There are a couple of remnants of the expo, though – the Skyneedle was bought by a local celebrity hairdresser and moved to his HQ a few blocks away, and the Nepal Peace Pagoda still stands, complete with a mini shrine of Expo ’88 memorabilia.

But remaining as only a fuzzy memory is the Knight Rider car, the cheeky Canadian AV presentation titled “Not Another Government Movie” and the annoying guy at the Australia Post pavilion who told me I couldn’t sit down on the floor, even though I’d been on my feet all day and my legs were aching.

Wheel of Brisbane

But the South Bank site has bold new attractions to lure in the visitor. I was drawn in by the Wheel of Brisbane, like a scaled-down version of the London Eye. I figured that it would help me get oriented with the city, and its name sounded a bit like “wheel of fortune”, which gave it a slight exotic carnival (and/or TV game show) flavour. I paid the $15 admission fee and boarded.

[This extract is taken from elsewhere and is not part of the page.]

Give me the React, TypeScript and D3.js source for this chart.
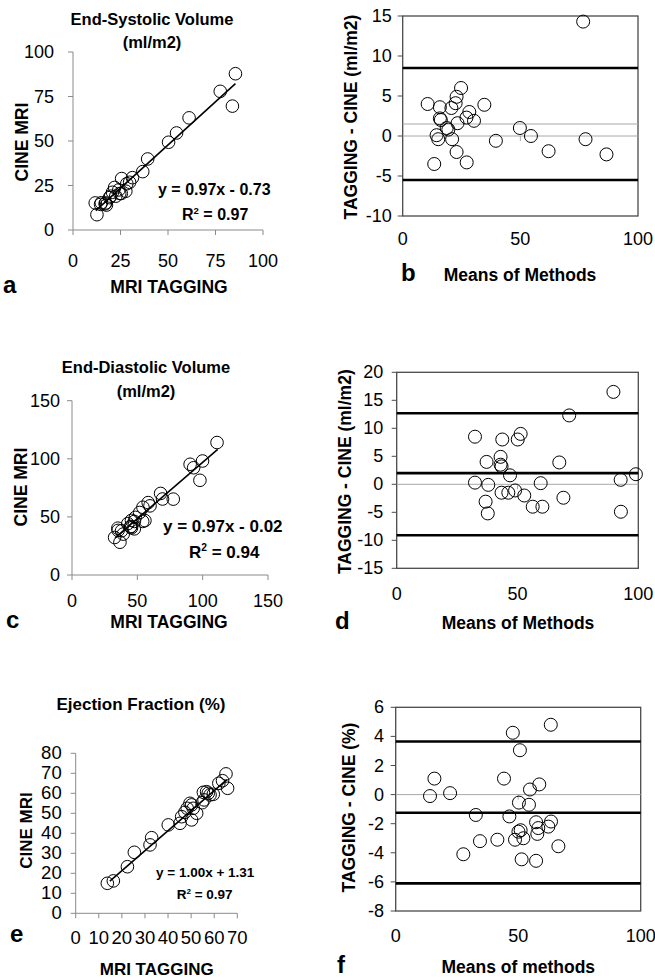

As the wheel rotated around, a recording described sites of Brisbane. The wheel isn’t all that high and there aren’t all that many things to be seen from its location, so the choice of scenic sites were a little sparse. Oh look, another bridge.

Things got really surreal when the “Inspector Gadget” theme suddenly started to play. I tried to guess what this might signify. Could it be that a famous Australian inventor had a workshop nearby? No, the connection was that the 2003 straight-to-video film “Inspector Gadget 2” was filmed in Brisbane, including a scene on a nearby bridge. I don’t think anyone’s in a hurry to nickname the town Brizzywood.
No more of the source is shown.